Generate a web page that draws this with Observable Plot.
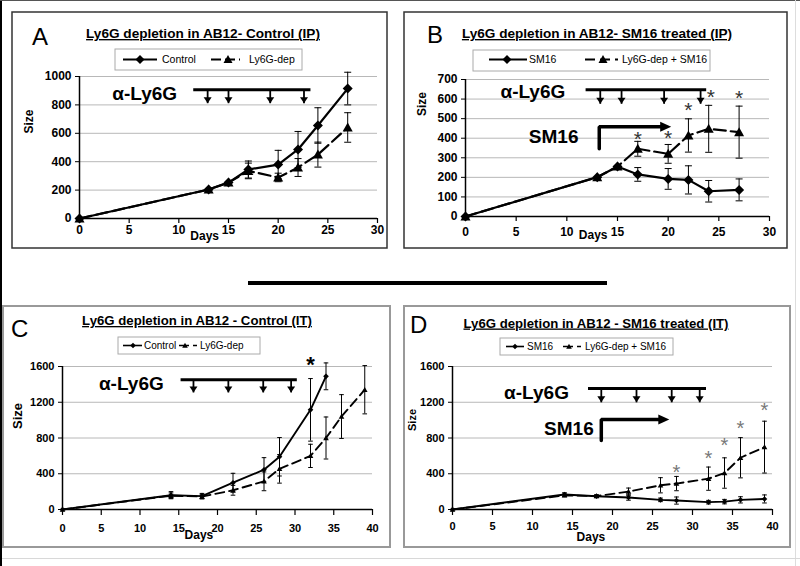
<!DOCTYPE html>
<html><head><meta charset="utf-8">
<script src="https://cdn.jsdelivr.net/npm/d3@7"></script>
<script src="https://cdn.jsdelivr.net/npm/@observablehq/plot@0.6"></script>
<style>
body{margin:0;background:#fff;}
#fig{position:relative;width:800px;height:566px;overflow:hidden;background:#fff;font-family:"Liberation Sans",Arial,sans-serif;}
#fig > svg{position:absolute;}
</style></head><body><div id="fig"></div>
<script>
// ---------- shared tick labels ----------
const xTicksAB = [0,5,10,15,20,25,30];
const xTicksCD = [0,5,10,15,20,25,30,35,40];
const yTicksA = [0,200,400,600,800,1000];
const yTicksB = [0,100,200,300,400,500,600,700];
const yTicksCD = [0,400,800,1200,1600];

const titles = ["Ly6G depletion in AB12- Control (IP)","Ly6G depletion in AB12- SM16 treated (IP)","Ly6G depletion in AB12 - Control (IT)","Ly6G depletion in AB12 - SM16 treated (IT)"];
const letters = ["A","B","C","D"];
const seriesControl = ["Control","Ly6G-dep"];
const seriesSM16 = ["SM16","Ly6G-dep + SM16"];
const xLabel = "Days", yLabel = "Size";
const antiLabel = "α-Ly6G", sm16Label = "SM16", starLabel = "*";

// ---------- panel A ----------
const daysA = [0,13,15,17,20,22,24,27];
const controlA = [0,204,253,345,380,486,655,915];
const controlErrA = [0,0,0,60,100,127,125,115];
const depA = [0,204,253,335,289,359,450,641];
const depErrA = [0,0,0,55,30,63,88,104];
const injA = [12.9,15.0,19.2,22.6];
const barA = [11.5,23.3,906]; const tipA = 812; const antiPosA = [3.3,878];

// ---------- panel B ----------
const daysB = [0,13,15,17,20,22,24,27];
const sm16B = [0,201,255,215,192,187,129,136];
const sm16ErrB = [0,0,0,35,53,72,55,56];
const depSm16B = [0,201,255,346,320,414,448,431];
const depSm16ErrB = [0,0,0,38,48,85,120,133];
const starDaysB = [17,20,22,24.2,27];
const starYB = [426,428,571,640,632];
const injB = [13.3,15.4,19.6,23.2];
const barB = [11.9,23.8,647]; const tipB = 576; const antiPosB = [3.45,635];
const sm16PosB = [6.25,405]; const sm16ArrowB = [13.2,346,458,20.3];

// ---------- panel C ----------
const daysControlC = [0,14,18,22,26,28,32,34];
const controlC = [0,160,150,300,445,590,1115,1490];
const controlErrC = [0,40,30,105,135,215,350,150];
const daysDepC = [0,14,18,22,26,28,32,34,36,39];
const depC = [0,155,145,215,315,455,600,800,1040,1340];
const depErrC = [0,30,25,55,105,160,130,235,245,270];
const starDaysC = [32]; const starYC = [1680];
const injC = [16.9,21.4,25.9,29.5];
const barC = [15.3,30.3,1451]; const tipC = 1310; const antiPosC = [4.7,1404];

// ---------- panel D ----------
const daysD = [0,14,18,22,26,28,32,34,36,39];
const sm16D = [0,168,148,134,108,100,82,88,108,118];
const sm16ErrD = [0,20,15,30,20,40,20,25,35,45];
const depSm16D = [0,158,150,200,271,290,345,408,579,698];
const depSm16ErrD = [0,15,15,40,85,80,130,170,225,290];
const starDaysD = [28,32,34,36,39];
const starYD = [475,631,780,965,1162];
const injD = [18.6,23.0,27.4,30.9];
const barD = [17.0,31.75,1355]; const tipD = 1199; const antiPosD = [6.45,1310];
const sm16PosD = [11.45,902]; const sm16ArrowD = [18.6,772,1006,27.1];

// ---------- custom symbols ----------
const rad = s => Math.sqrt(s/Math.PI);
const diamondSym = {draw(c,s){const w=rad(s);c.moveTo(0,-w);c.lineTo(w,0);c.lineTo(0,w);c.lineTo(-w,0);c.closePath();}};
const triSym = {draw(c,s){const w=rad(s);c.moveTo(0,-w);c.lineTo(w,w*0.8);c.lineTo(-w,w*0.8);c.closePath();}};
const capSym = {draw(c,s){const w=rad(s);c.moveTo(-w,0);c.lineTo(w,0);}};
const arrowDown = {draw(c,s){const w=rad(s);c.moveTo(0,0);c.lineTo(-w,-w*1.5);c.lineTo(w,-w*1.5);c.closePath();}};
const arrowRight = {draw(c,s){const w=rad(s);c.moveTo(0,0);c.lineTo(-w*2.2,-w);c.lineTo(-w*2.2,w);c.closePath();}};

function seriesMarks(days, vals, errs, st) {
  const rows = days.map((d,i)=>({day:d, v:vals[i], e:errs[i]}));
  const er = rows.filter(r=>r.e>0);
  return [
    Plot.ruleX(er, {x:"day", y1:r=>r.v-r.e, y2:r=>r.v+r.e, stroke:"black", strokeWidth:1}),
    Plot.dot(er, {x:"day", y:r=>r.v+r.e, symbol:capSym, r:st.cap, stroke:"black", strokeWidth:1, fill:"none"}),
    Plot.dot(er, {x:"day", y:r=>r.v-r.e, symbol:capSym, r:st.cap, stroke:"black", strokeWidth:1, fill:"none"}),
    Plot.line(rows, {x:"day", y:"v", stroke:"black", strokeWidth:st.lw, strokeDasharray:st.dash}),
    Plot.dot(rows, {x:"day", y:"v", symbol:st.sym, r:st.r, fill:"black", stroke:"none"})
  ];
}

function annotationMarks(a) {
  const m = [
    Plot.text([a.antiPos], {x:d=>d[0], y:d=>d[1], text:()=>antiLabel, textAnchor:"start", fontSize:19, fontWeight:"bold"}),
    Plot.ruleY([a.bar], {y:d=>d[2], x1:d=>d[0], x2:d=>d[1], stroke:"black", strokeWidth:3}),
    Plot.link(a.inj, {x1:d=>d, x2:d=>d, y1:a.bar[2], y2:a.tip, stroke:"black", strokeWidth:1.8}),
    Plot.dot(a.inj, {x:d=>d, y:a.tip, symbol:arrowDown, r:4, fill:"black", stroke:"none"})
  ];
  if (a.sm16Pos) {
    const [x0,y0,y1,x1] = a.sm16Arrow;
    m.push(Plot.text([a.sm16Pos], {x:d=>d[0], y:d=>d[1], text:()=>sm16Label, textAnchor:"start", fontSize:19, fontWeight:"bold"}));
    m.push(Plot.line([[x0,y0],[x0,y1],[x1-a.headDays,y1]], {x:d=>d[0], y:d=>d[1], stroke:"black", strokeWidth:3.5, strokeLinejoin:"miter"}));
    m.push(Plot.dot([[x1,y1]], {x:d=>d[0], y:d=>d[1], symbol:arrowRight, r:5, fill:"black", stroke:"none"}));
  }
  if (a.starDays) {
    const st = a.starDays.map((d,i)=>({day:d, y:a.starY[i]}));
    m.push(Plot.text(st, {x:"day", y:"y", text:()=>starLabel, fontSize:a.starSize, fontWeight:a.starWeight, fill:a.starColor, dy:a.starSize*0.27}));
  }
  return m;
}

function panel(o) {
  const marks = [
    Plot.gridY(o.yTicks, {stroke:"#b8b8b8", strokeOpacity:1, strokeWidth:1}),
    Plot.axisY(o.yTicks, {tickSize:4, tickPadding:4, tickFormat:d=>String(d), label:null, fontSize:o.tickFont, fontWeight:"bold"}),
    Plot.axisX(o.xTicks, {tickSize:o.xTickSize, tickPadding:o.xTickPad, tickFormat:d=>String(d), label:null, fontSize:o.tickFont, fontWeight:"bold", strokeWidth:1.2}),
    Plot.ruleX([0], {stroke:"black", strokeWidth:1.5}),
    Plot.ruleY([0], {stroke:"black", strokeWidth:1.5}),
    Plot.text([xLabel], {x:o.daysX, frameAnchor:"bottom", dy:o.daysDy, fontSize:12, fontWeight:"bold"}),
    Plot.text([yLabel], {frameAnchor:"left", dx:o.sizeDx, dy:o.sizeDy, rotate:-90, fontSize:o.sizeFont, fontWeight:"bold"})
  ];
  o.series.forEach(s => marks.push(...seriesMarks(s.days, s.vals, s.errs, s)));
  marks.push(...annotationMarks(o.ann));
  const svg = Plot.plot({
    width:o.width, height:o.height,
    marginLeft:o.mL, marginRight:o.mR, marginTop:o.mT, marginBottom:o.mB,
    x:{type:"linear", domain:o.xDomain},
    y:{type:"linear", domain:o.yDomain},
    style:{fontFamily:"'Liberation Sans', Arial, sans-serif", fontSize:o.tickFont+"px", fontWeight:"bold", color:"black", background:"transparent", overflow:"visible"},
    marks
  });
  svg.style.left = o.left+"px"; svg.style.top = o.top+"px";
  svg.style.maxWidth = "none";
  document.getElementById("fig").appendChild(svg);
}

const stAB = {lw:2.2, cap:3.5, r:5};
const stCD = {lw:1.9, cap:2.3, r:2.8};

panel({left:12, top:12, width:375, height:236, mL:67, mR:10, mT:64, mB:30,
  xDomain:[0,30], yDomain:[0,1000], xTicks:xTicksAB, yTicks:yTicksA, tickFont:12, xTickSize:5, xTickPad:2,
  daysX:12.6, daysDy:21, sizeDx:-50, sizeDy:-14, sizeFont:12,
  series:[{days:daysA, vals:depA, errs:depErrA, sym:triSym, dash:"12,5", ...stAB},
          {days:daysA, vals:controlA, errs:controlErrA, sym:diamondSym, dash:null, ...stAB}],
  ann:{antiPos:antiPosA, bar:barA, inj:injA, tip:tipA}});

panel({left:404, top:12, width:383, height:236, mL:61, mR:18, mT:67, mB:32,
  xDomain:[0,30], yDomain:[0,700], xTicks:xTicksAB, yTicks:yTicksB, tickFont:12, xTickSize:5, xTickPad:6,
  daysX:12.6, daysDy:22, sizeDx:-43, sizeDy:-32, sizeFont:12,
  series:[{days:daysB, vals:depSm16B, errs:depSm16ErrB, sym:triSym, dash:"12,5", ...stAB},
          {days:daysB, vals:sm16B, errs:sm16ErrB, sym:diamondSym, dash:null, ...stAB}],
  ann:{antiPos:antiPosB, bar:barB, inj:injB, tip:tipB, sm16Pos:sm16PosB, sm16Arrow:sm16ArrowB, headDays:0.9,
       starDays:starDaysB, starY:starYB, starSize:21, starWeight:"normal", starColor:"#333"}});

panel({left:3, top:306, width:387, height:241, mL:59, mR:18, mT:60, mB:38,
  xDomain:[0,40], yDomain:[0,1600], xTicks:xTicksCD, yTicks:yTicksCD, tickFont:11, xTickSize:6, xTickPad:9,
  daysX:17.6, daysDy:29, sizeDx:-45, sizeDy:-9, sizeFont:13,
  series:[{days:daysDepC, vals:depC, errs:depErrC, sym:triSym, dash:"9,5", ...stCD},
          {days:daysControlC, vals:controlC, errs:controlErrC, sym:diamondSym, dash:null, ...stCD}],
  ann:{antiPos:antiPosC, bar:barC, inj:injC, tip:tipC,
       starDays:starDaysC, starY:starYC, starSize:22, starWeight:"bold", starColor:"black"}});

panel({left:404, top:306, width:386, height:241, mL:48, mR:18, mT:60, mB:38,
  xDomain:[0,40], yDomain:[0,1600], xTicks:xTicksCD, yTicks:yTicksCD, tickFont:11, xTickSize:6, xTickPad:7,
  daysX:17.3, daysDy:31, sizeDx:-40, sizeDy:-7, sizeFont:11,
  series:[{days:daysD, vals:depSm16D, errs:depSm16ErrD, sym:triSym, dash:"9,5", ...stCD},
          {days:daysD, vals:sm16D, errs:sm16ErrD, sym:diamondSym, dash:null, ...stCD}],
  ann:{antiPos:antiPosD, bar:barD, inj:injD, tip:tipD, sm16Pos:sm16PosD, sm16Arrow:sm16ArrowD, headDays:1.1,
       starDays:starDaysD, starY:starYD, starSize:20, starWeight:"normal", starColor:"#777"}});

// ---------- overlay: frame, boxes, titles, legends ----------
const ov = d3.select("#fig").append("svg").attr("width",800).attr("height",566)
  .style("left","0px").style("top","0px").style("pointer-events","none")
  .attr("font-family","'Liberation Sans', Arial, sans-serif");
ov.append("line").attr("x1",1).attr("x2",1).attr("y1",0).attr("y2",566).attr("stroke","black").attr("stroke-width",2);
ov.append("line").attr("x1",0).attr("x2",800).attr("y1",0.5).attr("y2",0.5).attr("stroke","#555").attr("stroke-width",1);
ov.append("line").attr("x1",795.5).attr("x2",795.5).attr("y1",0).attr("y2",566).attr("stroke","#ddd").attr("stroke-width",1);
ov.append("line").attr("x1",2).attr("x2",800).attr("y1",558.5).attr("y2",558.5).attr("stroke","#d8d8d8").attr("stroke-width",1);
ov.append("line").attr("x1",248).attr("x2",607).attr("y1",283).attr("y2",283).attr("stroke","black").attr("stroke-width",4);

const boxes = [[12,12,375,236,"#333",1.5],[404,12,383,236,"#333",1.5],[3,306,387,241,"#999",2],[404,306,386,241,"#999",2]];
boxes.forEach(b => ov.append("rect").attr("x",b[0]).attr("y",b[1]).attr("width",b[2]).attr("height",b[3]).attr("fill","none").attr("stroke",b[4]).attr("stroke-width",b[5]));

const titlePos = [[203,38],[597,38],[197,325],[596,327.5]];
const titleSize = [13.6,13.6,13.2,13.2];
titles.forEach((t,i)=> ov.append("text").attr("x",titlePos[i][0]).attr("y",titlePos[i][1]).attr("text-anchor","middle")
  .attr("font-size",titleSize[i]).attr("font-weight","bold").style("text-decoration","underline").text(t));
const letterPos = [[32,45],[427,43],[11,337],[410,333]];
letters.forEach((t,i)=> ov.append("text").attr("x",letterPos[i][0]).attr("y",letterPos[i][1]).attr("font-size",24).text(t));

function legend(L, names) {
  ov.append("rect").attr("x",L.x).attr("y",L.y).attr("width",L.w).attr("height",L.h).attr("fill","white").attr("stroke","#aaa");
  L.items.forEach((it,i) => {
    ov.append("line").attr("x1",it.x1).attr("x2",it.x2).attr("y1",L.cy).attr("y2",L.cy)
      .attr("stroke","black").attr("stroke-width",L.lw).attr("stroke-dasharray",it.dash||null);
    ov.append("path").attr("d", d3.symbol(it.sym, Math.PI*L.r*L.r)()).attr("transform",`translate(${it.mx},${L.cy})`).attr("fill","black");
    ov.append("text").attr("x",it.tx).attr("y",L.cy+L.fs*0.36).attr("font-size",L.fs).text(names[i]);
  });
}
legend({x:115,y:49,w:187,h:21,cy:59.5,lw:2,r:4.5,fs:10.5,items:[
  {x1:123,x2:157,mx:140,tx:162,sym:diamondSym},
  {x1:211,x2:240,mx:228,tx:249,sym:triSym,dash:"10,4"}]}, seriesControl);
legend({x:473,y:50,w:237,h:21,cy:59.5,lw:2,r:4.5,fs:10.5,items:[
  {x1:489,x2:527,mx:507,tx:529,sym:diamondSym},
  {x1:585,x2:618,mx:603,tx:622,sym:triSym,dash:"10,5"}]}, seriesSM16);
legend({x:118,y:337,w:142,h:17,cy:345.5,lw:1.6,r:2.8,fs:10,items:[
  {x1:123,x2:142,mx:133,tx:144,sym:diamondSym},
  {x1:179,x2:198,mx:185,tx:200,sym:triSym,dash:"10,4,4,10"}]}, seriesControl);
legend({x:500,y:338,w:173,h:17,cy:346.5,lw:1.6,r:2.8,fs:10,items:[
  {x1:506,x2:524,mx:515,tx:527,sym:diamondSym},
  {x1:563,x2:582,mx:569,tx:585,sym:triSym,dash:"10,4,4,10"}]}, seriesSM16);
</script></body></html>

++++++++

> Direction: From the first line above to the line containing "const yTicksCD = [0,400,800,1200,1600];", repeat each line exactly. Pictures stay out.

> Written answer:
Generate a web page that draws this with Observable Plot.
<!DOCTYPE html>
<html><head><meta charset="utf-8">
<script src="https://cdn.jsdelivr.net/npm/d3@7"></script>
<script src="https://cdn.jsdelivr.net/npm/@observablehq/plot@0.6"></script>
<style>
body{margin:0;background:#fff;}
#fig{position:relative;width:800px;height:566px;overflow:hidden;background:#fff;font-family:"Liberation Sans",Arial,sans-serif;}
#fig > svg{position:absolute;}
</style></head><body><div id="fig"></div>
<script>
// ---------- shared tick labels ----------
const xTicksAB = [0,5,10,15,20,25,30];
const xTicksCD = [0,5,10,15,20,25,30,35,40];
const yTicksA = [0,200,400,600,800,1000];
const yTicksB = [0,100,200,300,400,500,600,700];
const yTicksCD = [0,400,800,1200,1600];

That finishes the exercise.